Net financing costs took a bite out of the bottom line, rising to €36.1 million from €25.1 in the prior-year period. Income tax (expense) benefit was a €6.7 million expense in fiscal Q1 related to one-time share-based compensation expenses and certain other non-deductible expenses, compared to a €1.7 million benefit in the prior-year Q1 period.

Massmann said these results accumulated in fully diluted Adjusted earnings per share of €0.09 compared to Adjusted earnings per share of €0.15 in the first quarter of fiscal 2023.

Resulting net income (loss) for the fiscal 2024 first quarter was a loss of €7.2 million, or a loss of €0.04 per diluted share, compared to a loss of €9.2 million, or a loss of €0.05 per diluted share in the prior-year first quarter.

Inventories at quarter-end were valued at €644.4 million, compared to the prior year-end value of €595.1 million on September 30, 2023.
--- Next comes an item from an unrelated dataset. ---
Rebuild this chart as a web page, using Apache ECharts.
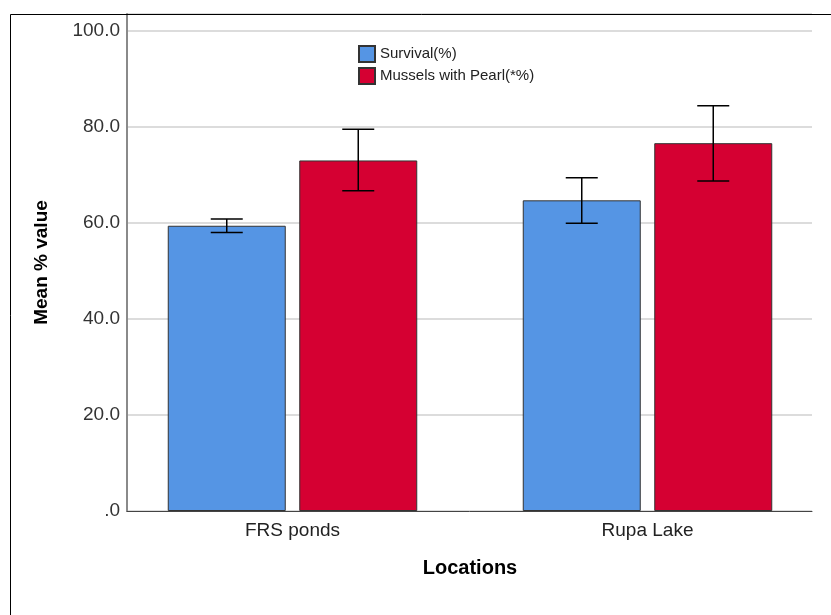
<!DOCTYPE html>
<html>
<head>
<meta charset="utf-8">
<script src="https://cdn.jsdelivr.net/npm/echarts@6/dist/echarts.min.js"></script>
<style>html,body{margin:0;padding:0;background:#fff;}#c{width:831px;height:615px;}</style>
</head>
<body>
<div id="c"></div>
<script>
// ---- data ----
var categories = ['FRS ponds', 'Rupa Lake'];
var seriesNames = ['Survival(%)', 'Mussels with Pearl(*%)'];
var survival = [59.4, 64.7];
var survivalLow = [58.0, 59.9];
var survivalHigh = [60.8, 69.4];
var pearl = [73.0, 76.6];
var pearlLow = [66.7, 68.7];
var pearlHigh = [79.5, 84.4];
var yTicks = [0, 20, 40, 60, 80, 100];

// ---- styles ----
var FONT = '"Liberation Sans", Arial, sans-serif';
var BLUE = '#5595e4';
var RED = '#d50032';
var BAR_W = 118;
var BAR_GAP_PX = 13.5;
var OFFSET = (BAR_W + BAR_GAP_PX) / 2;

function errData(lo, hi) {
  return categories.map(function (c, i) { return [i, lo[i], hi[i]]; });
}
function errRender(sign) {
  return function (params, api) {
    var top = api.coord([api.value(0), api.value(2)]);
    var bot = api.coord([api.value(0), api.value(1)]);
    var x = top[0] + sign * OFFSET;
    var cap = 16;
    var st = { stroke: '#000', lineWidth: 1.5 };
    return {
      type: 'group',
      children: [
        { type: 'line', shape: { x1: x, y1: top[1], x2: x, y2: bot[1] }, style: st },
        { type: 'line', shape: { x1: x - cap, y1: top[1], x2: x + cap, y2: top[1] }, style: st },
        { type: 'line', shape: { x1: x - cap, y1: bot[1], x2: x + cap, y2: bot[1] }, style: st }
      ]
    };
  };
}

var chart = echarts.init(document.getElementById('c'), null, { renderer: 'canvas' });
chart.setOption({
  animation: false,
  backgroundColor: '#fff',
  textStyle: { fontFamily: FONT },
  graphic: [{
    type: 'rect', z: 100,
    shape: { x: 10.5, y: 14.5, width: 900, height: 900 },
    style: { fill: 'none', stroke: '#000', lineWidth: 1 },
    silent: true
  }],
  legend: {
    orient: 'vertical', left: 358, top: 45, padding: 0,
    itemWidth: 16, itemHeight: 16, itemGap: 4,
    icon: 'rect',
    data: seriesNames,
    textStyle: { fontSize: 15, color: '#222', fontFamily: FONT }
  },
  grid: [
    { left: 127, right: 19, top: 14, bottom: 104 },
    { left: 115, right: 6, top: 14, bottom: 104 }
  ],
  xAxis: [
    { type: 'value', gridIndex: 0, min: 0, max: 1, z: 20,
      axisLine: { show: true, onZero: false, lineStyle: { color: '#444', width: 1 } },
      axisTick: { show: false }, axisLabel: { show: false }, splitLine: { show: false } },
    { type: 'category', gridIndex: 1, data: categories,
      axisLine: { show: false }, axisTick: { show: false }, splitLine: { show: false },
      axisLabel: { fontSize: 19, color: '#222', margin: 10, fontFamily: FONT },
      name: 'Locations', nameLocation: 'middle', nameGap: 47,
      nameTextStyle: { fontSize: 20, fontWeight: 'bold', color: '#000', fontFamily: FONT } }
  ],
  yAxis: [
    { type: 'value', gridIndex: 0, min: 0, max: 103.5, interval: 20,
      axisLine: { show: true, lineStyle: { color: '#8a8a8a', width: 2 } },
      axisTick: { show: false },
      splitLine: { show: true, lineStyle: { color: '#d0d0d0', width: 1.5 } },
      axisLabel: { fontSize: 19, color: '#333', margin: 7, fontFamily: FONT,
        formatter: function (v) {
          if (yTicks.indexOf(v) < 0) return '';
          return v === 0 ? '.0' : v.toFixed(1);
        } },
      name: 'Mean % value', nameLocation: 'middle', nameGap: 76,
      nameTextStyle: { fontSize: 19, fontWeight: 'bold', color: '#000', fontFamily: FONT } },
    { type: 'value', gridIndex: 1, min: 0, max: 103.5, interval: 20, show: false,
      splitLine: { show: false } }
  ],
  series: [
    { name: seriesNames[0], type: 'bar', xAxisIndex: 1, yAxisIndex: 1, data: survival,
      barWidth: BAR_W, barGap: (BAR_GAP_PX / BAR_W * 100) + '%',
      itemStyle: { color: BLUE, borderColor: '#333', borderWidth: 1 } },
    { name: seriesNames[1], type: 'bar', xAxisIndex: 1, yAxisIndex: 1, data: pearl,
      barWidth: BAR_W, barGap: (BAR_GAP_PX / BAR_W * 100) + '%',
      itemStyle: { color: RED, borderColor: '#333', borderWidth: 1 } },
    { type: 'custom', xAxisIndex: 1, yAxisIndex: 1, z: 10, silent: true,
      renderItem: errRender(-1), data: errData(survivalLow, survivalHigh) },
    { type: 'custom', xAxisIndex: 1, yAxisIndex: 1, z: 10, silent: true,
      renderItem: errRender(1), data: errData(pearlLow, pearlHigh) }
  ]
});
</script>
</body>
</html>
“In the first quarter of fiscal 2024, we built up inventory to prepare for the upcoming spring-summer 2024 wholesale shipments, while improving our inventory-to-sales ratio compared to first quarter fiscal 2023,” the CFO shared. “This buildup is a regular pattern we generally observed in the first quarter of each fiscal year.”

The company had €169.4 million in cash and cash equivalents at quarter-end, compared to €171.1 million on December 31, 2022.

“The decrease compared to year-end fiscal ’23 is fully in line with our expectations and as a result of the typical seasonality of our business and our deleveraging progress,” Massmann noted.

As a component of this line item, the company reported that IPO proceeds received in the quarter, net of transaction costs, were €449.3 million.

“Additionally, we continue to deleverage using our IPO net proceeds and excess cash on hand,” Massmann noted while wrapping up the balance sheet and cash flow reports. We made early repayments on existing debt of €525 million, which reduced net leverage to 2.6 percent as of December 31, 2023. Further, we continue to invest for future growth. Capital expenditures were €80 million and mainly related to our production capacity expansion.”